Una data che appartiene alla memoria collettiva e che ancora oggi è densa di significati - Un ricordo di Papa Francesco
Ci sono date, per l’avvenimento a cui sono legate, che appartengono non solo ai libri di Storia, ma si inscrivono in modo indelebile anche nelle pagine della storia delle nostre vite. Talmente forte è l’impronta impressa da questi eventi che, anche a distanza di molti anni, ricordiamo perfettamente dove eravamo e cosa stavamo facendo nel momento in cui la notizia di quanto accaduto ci ha raggiunto. Il 13 maggio del 1981 è senza dubbio una di queste date. Quel giorno un evento ritenuto impossibile, inimmaginabile, fa irruzione nella realtà: l’attentato contro un Papa in Piazza San Pietro. A quarant’anni di distanza, dà ancora i brividi rivedere quelle sequenze drammatiche, riascoltare i suoni, i rumori di quel pomeriggio di primavera. Sono le 17.19 quando Giovanni Paolo II, nel consueto giro tra i fedeli convenuti per l’Udienza Generale del mercoledì, prende in braccio una bambina, poi la tende ai suoi genitori. Pochi istanti e si ode il rumore sordo di uno sparo e poi un altro ancora. Il Papa, colpito all’addome, si accascia nella campagnola scoperta su cui sta percorrendo la piazza. Sono momenti concitati. La gente è sgomenta. All’inizio non comprende, non può credere che sia davvero successo.

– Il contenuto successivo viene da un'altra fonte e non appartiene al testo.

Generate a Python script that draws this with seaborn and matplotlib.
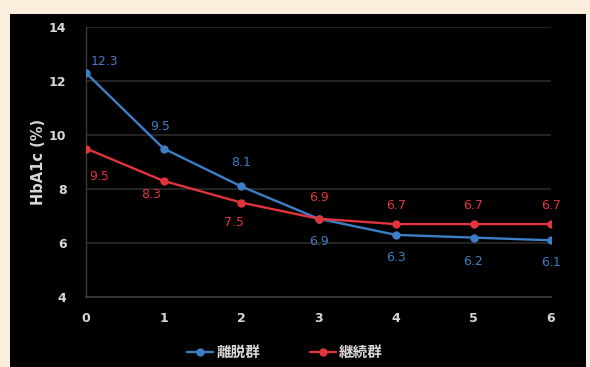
import matplotlib
matplotlib.use("Agg")
import matplotlib.pyplot as plt
from matplotlib.patches import Rectangle
import seaborn as sns
import pandas as pd

# HbA1c trajectories by year for the two groups
years = [0, 1, 2, 3, 4, 5, 6]
dropout = [12.3, 9.5, 8.1, 6.9, 6.3, 6.2, 6.1]
continued = [9.5, 8.3, 7.5, 6.9, 6.7, 6.7, 6.7]
group_names = ["離脱群", "継続群"]
y_ticks = [4, 6, 8, 10, 12, 14]

# label offsets (pixels) from each point
dropout_offsets = [(18, 11), (-3, 22), (0, 24), (0, -23), (0, -23), (0, -24), (0, -22)]
continued_offsets = [(13, -28), (-12, -14), (-7, -20), (0, 21), (0, 19), (0, 19), (0, 19)]

BLUE = "#3d7fc6"
RED = "#e2343c"
TEXT = "#d8d8d8"

sns.set_theme(style="dark")
plt.rcParams["font.family"] = ["Noto Sans CJK JP", "DejaVu Sans"]

df = pd.DataFrame({
    "year": years * 2,
    "hba1c": dropout + continued,
    "group": [group_names[0]] * len(years) + [group_names[1]] * len(years),
})

fig = plt.figure(figsize=(5.9, 3.67), dpi=100)
fig.patch.set_facecolor("#fbeedd")
fig.patches.append(Rectangle((10 / 590, 0), 576 / 590, 1 - 14 / 367,
                             transform=fig.transFigure, facecolor="black",
                             edgecolor="none", zorder=-10))

ax = fig.add_axes([86 / 590, 1 - 297 / 367, 465 / 590, 270 / 367])
ax.set_facecolor("black")
ax.patch.set_alpha(0)

sns.lineplot(data=df, x="year", y="hba1c", hue="group",
             palette={group_names[0]: BLUE, group_names[1]: RED},
             marker="o", markersize=6, markeredgewidth=0, linewidth=1.7,
             ax=ax, legend=True, zorder=3)

ax.set_xlim(0, 6)
ax.set_ylim(4, 14)
ax.set_yticks(y_ticks)
ax.set_xticks(years)
ax.set_xticklabels([str(v) for v in years])
ax.tick_params(colors=TEXT, labelsize=9, length=3, width=0.8)
ax.tick_params(axis="x", pad=8)
ax.tick_params(axis="y", length=0, pad=14)
for lbl in ax.get_xticklabels() + ax.get_yticklabels():
    lbl.set_fontweight("bold")
    lbl.set_family("DejaVu Sans")

ax.grid(axis="y", color="#2b2b2b", linewidth=1.2)
ax.grid(axis="x", visible=False)
for side in ["top", "right"]:
    ax.spines[side].set_visible(False)
ax.spines["left"].set_color("#3a3a3a")
ax.spines["bottom"].set_color("#3a3a3a")
ax.spines["left"].set_linewidth(1.0)
ax.spines["bottom"].set_linewidth(1.2)

ax.set_xlabel("")
ax.set_ylabel("HbA1c (%)", color=TEXT, fontsize=10.5, fontweight="bold",
              family="DejaVu Sans", labelpad=2)

for x, v, off in zip(years, dropout, dropout_offsets):
    ax.annotate(f"{v:.1f}", (x, v), xytext=off, textcoords="offset pixels",
                ha="center", va="center", color=BLUE, fontsize=9,
                family="DejaVu Sans")
for x, v, off in zip(years, continued, continued_offsets):
    ax.annotate(f"{v:.1f}", (x, v), xytext=off, textcoords="offset pixels",
                ha="center", va="center", color=RED, fontsize=9,
                family="DejaVu Sans")

leg = ax.legend(loc="center", bbox_to_anchor=(285 / 590, 1 - 352 / 367),
                bbox_transform=fig.transFigure, ncol=2, frameon=False,
                handlelength=1.8, handletextpad=0.2, columnspacing=3.4,
                fontsize=10.5)
for t in leg.get_texts():
    t.set_color(TEXT)
    t.set_fontweight("bold")

fig.savefig("out.png", dpi=100, facecolor=fig.get_facecolor())
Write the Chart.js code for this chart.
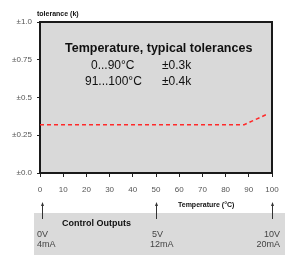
<!DOCTYPE html>
<html>
<head>
<meta charset="utf-8">
<script src="https://cdn.jsdelivr.net/npm/chart.js@4"></script>
<style>
  html, body { margin: 0; padding: 0; background: #fff; }
  #wrap { width: 289px; height: 265px; position: relative; }
</style>
</head>
<body>
<div id="wrap"><canvas id="chart" width="289" height="265"></canvas></div>
<script>
/* ---------------- Data ---------------- */
const tempPoints = [0, 88, 98];          // °C
const tolValues  = [0.32, 0.32, 0.39];   // k
const yTicks     = [0, 0.25, 0.5, 0.75, 1.0];
const yTickLabels = ["±0.0", "±0.25", "±0.5", "±0.75", "±1.0"];
const ctrlTemps   = [0, 50, 100];
const ctrlVolts   = ["0V", "5V", "10V"];
const ctrlAmps    = ["4mA", "12mA", "20mA"];
const infoRows    = [["0...90°C", "±0.3k"], ["91...100°C", "±0.4k"]];

const FONT = "'Liberation Sans', Arial, sans-serif";

/* ---------------- Decorations ---------------- */
const deco = {
  id: "deco",
  beforeDraw(chart){
    const { ctx, chartArea: a } = chart;
    ctx.save();
    ctx.fillStyle = "#d9d9d9";
    ctx.fillRect(a.left, a.top, a.right - a.left, a.bottom - a.top);
    ctx.restore();
  },
  afterDraw(chart){
    const { ctx, chartArea: a } = chart;
    const xs = chart.scales.x;
    ctx.save();
    // top + right frame
    ctx.strokeStyle = "#1a1a1a";
    ctx.lineWidth = 2;
    ctx.beginPath();
    ctx.moveTo(a.left, a.top); ctx.lineTo(a.right, a.top); ctx.lineTo(a.right, a.bottom);
    ctx.stroke();

    // axis title
    ctx.fillStyle = "#111";
    ctx.font = "bold 7px " + FONT;
    ctx.textBaseline = "alphabetic";
    ctx.textAlign = "left";
    ctx.fillText("tolerance (k)", 37, 16);

    // info block
    ctx.font = "bold 12.5px " + FONT;
    ctx.fillText("Temperature, typical tolerances", 65, 52);
    ctx.font = "12px " + FONT;
    const rowX = [91, 85];
    infoRows.forEach((r, i) => {
      const y = 69 + i * 16;
      ctx.fillText(r[0], rowX[i], y);
      ctx.fillText(r[1], 162, y);
    });

    // x title
    ctx.font = "bold 7px " + FONT;
    ctx.fillText("Temperature (°C)", 178, 207);

    // control outputs box
    ctx.fillStyle = "#dadada";
    ctx.fillRect(34, 213, 251, 42);

    // arrows
    ctx.strokeStyle = "#333";
    ctx.fillStyle = "#333";
    ctx.lineWidth = 1;
    ctrlTemps.forEach((t, i) => {
      const x = Math.round(xs.getPixelForValue(t)) + (i === 0 ? 2.5 : 0.5);
      ctx.beginPath(); ctx.moveTo(x, 205); ctx.lineTo(x, 219); ctx.stroke();
      ctx.beginPath(); ctx.moveTo(x, 202); ctx.lineTo(x - 1.5, 206); ctx.lineTo(x + 1.5, 206); ctx.closePath(); ctx.fill();
    });

    ctx.fillStyle = "#111";
    ctx.font = "bold 9px " + FONT;
    ctx.textAlign = "left";
    ctx.fillText("Control Outputs", 62, 226);

    ctx.fillStyle = "#444";
    ctx.font = "9px " + FONT;
    ctrlTemps.forEach((t, i) => {
      const last = i === ctrlTemps.length - 1;
      const x = i === 0 ? 37 : last ? 280 : xs.getPixelForValue(t) - 4;
      ctx.textAlign = last ? "right" : "left";
      ctx.fillText(ctrlVolts[i], x, 237);
      ctx.fillText(ctrlAmps[i], i === 1 ? x - 2 : x, 247);
    });
    ctx.restore();
  }
};

/* ---------------- Chart ---------------- */
new Chart(document.getElementById("chart"), {
  type: "line",
  data: {
    datasets: [{
      data: tempPoints.map((t, i) => ({ x: t, y: tolValues[i] })),
      borderColor: "#ff2a2a",
      borderWidth: 1.5,
      borderDash: [4, 3],
      pointRadius: 0,
      tension: 0,
      fill: false
    }]
  },
  options: {
    responsive: false,
    animation: false,
    layout: { padding: { top: 22, right: 17, left: 0, bottom: 0 } },
    plugins: { legend: { display: false }, tooltip: { enabled: false } },
    scales: {
      x: {
        type: "linear", min: 0, max: 100,
        afterFit: s => { s.height = 92; },
        ticks: { stepSize: 10, color: "#555", padding: 8, font: { family: FONT, size: 8 }, maxRotation: 0 },
        grid: { drawOnChartArea: false, drawTicks: true, tickLength: 4, color: "#222" },
        border: { display: true, color: "#1a1a1a", width: 2 }
      },
      y: {
        min: 0, max: 1,
        afterFit: s => { s.width = 40; },
        afterBuildTicks: s => { s.ticks = yTicks.map(v => ({ value: v })); },
        ticks: {
          color: "#555", padding: 5, font: { family: FONT, size: 8 },
          callback: v => yTickLabels[yTicks.indexOf(v)]
        },
        grid: { drawOnChartArea: false, drawTicks: true, tickLength: 3, color: "#222" },
        border: { display: true, color: "#1a1a1a", width: 2 }
      }
    }
  },
  plugins: [deco]
});
</script>
</body>
</html>
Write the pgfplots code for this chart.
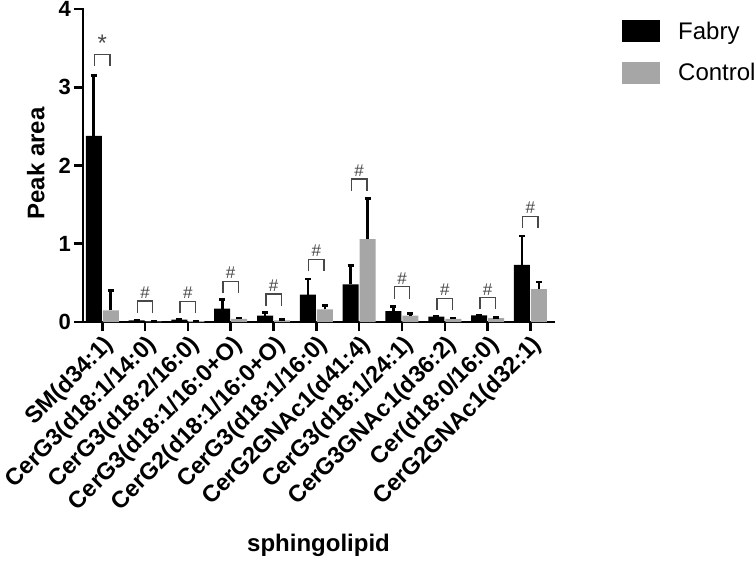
\documentclass[border=0pt]{standalone}
\usepackage{pgfplots}
\pgfplotsset{compat=1.18}
\usepackage{fontspec}
\setmainfont{Liberation Sans}
\definecolor{ctrl}{HTML}{A6A6A6}
\definecolor{brk}{HTML}{484848}
\newcommand{\sig}[4][17]{%
  \draw[line width=1.4pt, brk] (axis cs:#2-0.18,#3-0.15) -- (axis cs:#2-0.18,#3) -- (axis cs:#2+0.18,#3) -- (axis cs:#2+0.18,#3-0.15);
  \node[anchor=south, inner sep=2.5pt, font=\fontsize{#1}{#1}\selectfont, text=brk] at (axis cs:#2,#3) {#4};}
\begin{document}
\begin{tikzpicture}
\path[use as bounding box] (-83pt,-241pt) rectangle (673pt,322pt);
\begin{axis}[
  at={(0,0)}, anchor=south west,
  scale only axis, width=471pt, height=313pt,
  xmin=-0.45, xmax=10.55, ymin=0, ymax=4,
  axis x line*=bottom, axis y line*=left,
  axis line style={line width=2.6pt, line cap=rect},
  every tick/.style={line width=2.6pt, black},
  major tick length=9pt, tick align=outside,
  xtick={0,...,10},
  xticklabels={SM(d34:1),CerG3(d18:1/14:0),CerG3(d18:2/16:0),CerG3(d18:1/16:0+O),CerG2(d18:1/16:0+O),CerG3(d18:1/16:0),CerG2GNAc1(d41:4),CerG3(d18:1/24:1),CerG3GNAc1(d36:2),Cer(d18:0/16:0),CerG2GNAc1(d32:1)},
  x tick label style={rotate=45, anchor=north east, font=\bfseries\fontsize{23.5}{23.5}\selectfont, inner sep=2pt},
  ytick={0,1,2,3,4}, yticklabels={0,1,2,3,4},
  y tick label style={font=\bfseries\fontsize{22}{22}\selectfont, inner sep=3pt},
  every axis y label/.style={at={(axis description cs:-0.1,0.506)}, rotate=90, anchor=center, font=\bfseries\fontsize{24}{24}\selectfont},
  ylabel={Peak area},
  every axis x label/.style={at={(axis description cs:0.5,-0.712)}, anchor=center, font=\bfseries\fontsize{24}{24}\selectfont},
  xlabel={sphingolipid},
  ybar, bar width=16pt,
  legend style={at={(1.1444,0.9649)}, anchor=north west, draw=none, fill=none, inner sep=0pt,
    nodes={inner sep=0pt}, column sep=18pt, row sep=19.5pt, font=\fontsize{24}{24}\selectfont},
  legend cell align=left,
  clip=false,
]
\addplot[fill=black, draw=none, bar shift=-8.5pt,
  legend image code/.code={\fill[black] (0pt,-11pt) rectangle (38pt,11pt);},
  error bars/.cd, y dir=plus, y explicit,
  error bar style={line width=2.6pt, black},
  error mark options={rotate=90, mark size=3pt, line width=2.6pt, black}]
coordinates {
(0,2.38) +- (0,0.77)
(1,0.02) +- (0,0.005)
(2,0.03) +- (0,0.005)
(3,0.17) +- (0,0.12)
(4,0.08) +- (0,0.04)
(5,0.35) +- (0,0.20)
(6,0.48) +- (0,0.24)
(7,0.14) +- (0,0.06)
(8,0.07) +- (0,0.003)
(9,0.085) +- (0,0.005)
(10,0.73) +- (0,0.37)
};
\addplot[fill=ctrl, draw=none, bar shift=8.5pt,
  legend image code/.code={\fill[ctrl] (0pt,-11pt) rectangle (38pt,11pt);},
  error bars/.cd, y dir=plus, y explicit,
  error bar style={line width=2.6pt, black},
  error mark options={rotate=90, mark size=3pt, line width=2.6pt, black}]
coordinates {
(0,0.15) +- (0,0.25)
(1,0.005) +- (0,0.003)
(2,0.01) +- (0,0.003)
(3,0.04) +- (0,0.01)
(4,0.02) +- (0,0.01)
(5,0.16) +- (0,0.05)
(6,1.06) +- (0,0.52)
(7,0.08) +- (0,0.03)
(8,0.04) +- (0,0.01)
(9,0.05) +- (0,0.01)
(10,0.42) +- (0,0.09)
};
\legend{Fabry,Control}
\sig[24]{0}{3.42}{*}
\sig{1}{0.27}{\#}
\sig{2}{0.26}{\#}
\sig{3}{0.52}{\#}
\sig{4}{0.36}{\#}
\sig{5}{0.80}{\#}
\sig{6}{1.83}{\#}
\sig{7}{0.45}{\#}
\sig{8}{0.30}{\#}
\sig{9}{0.31}{\#}
\sig{10}{1.35}{\#}
\end{axis}
\end{tikzpicture}
\end{document}
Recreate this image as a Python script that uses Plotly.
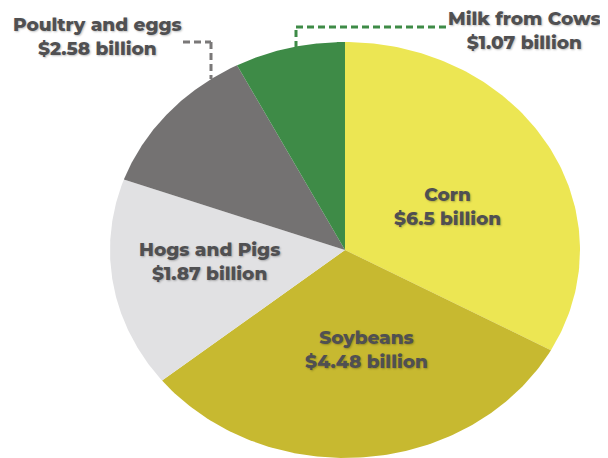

Molti dei pellegrini rompono in pianto, tanti si inginocchiano, si raccolgono in preghiera con la corona del Rosario in mano che avevano portato con sé perché il Papa la potesse benedire. C’è chi ricorda che proprio quel giorno, un 13 maggio di 64 anni prima, la Madonna era apparsa ai pastorelli di Fatima. Il Papa del Totus tuus, Maria! viene così affidato dal Popolo di Dio alla Vergine. Proprio all’intervento della Madre, confiderà successivamente, Wojtyla attribuì la sua sopravvivenza. Se una mano lo ha voluto uccidere, un’altra più potente ha deviato la pallottola salvandogli la vita. Ben presto, in quel pomeriggio del 13 maggio, dal perimetro vaticano la preghiera si allarga a rapidi cerchi concentrici fino ad abbracciare il mondo intero, perché proprio questo – pregare – sarà il moto spontaneo di milioni di persone non appena saputo che il Papa sta lottando tra la vita e la morte. A pregare è in quelle ore anche padre Jorge Mario Bergoglio, all’epoca rettore del Collegio Massimo di San José a San Miguel nella provincia di Buenos Aires, anche lui scosso per l’accaduto. E Papa Francesco ci condivide oggi un ricordo di quel 13 maggio: si trovava alla Nunziatura Apostolica in Argentina, prima di pranzo, con il nunzio Ubaldo Calabresi e il padre venezuelano Ugalde. Fu l’allora segretario di Nunziatura, mons. Claudio Maria Celli, a riferirgli la terribile notizia.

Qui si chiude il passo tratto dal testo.